Special attention also should be paid to waiver of reliance clauses, as the parties should carefully consider the appropriate choice of law. Here, a party may opt to specify a jurisdiction like New York or Delaware that favors enforcement of language disclaiming reliance on extra-contractual statements or, alternatively, California, which views anti-reliance clauses not as a bar to such statements but rather as evidence that a party’s reliance was unreasonable. Also, ensuring that any reliance waiver language in the agreement is sufficiently specific and clear is of utmost importance and using actual provisions that have been upheld by courts is recommended. See, e.g., Prairie Capital III, L.P v. Double E Holding Corp., C.A. No. 10127-VCL (Del. Ch. Nov. 24, 2015) (language must add up to a “clear anti-reliance clause” to defeat extra-contractual fraud claim). In this important respect, attorneys must avoid using standard integration clauses which many courts have held do not apply to exclude a party’s reliance on representations that are made outside of the contract.

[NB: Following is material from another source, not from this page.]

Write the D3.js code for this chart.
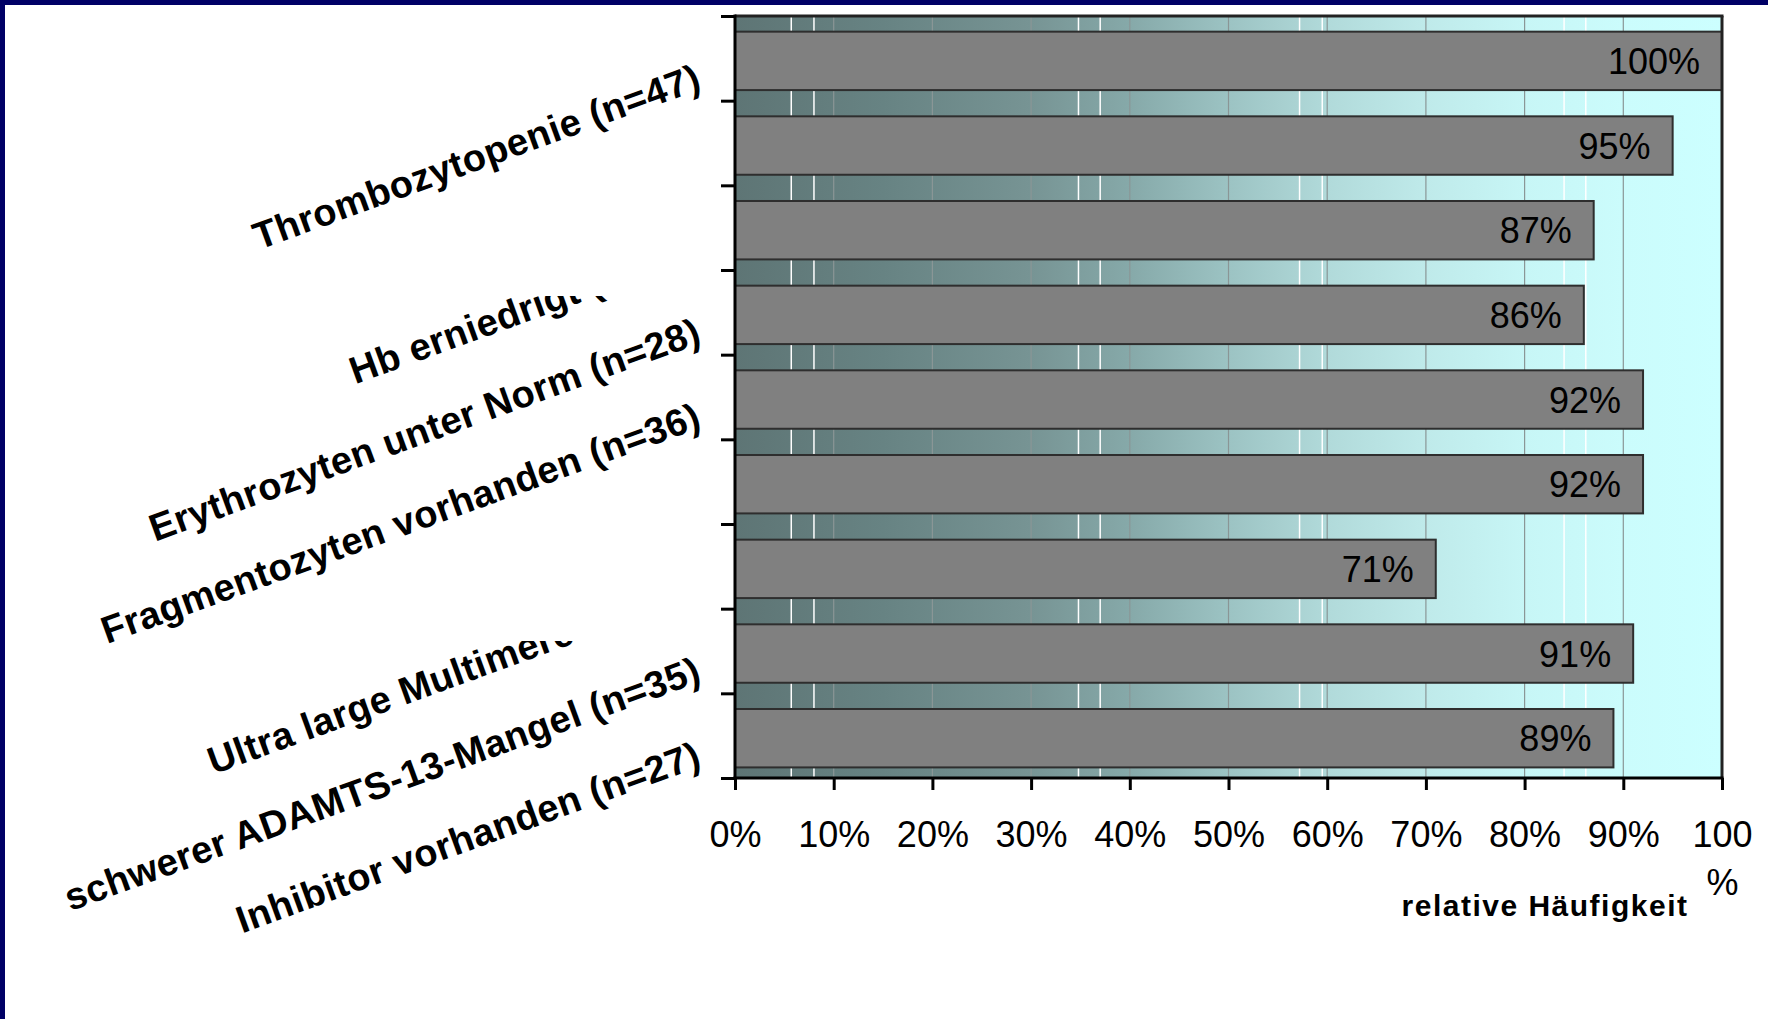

Similarly, while parties are generally free to specify shorter or longer contractual limitations and notice periods for asserting claims, they are well-advised to take extra caution and confirm that any extension of the statute of limitations will be upheld by courts in the selected jurisdiction and not struck down as invalid or limited in any way.
In sum, careful consideration of the language used in deal documents---particularly with regard to representations, warranties and indemnities—is of paramount importance. Deal lawyers are encouraged to consult with their litigation colleagues sooner rather than later and undertake a thorough and collaborative review of these critical provisions to help protect against post-deal disputes over the scope and meaning of these provisions. Through this joint effort, attempts by clever litigators to re-write or re-interpret items like anti-sandbagging, waiver of reliance, and indemnity “basket and cap” provisions can be greatly curtailed, if not altogether eliminated.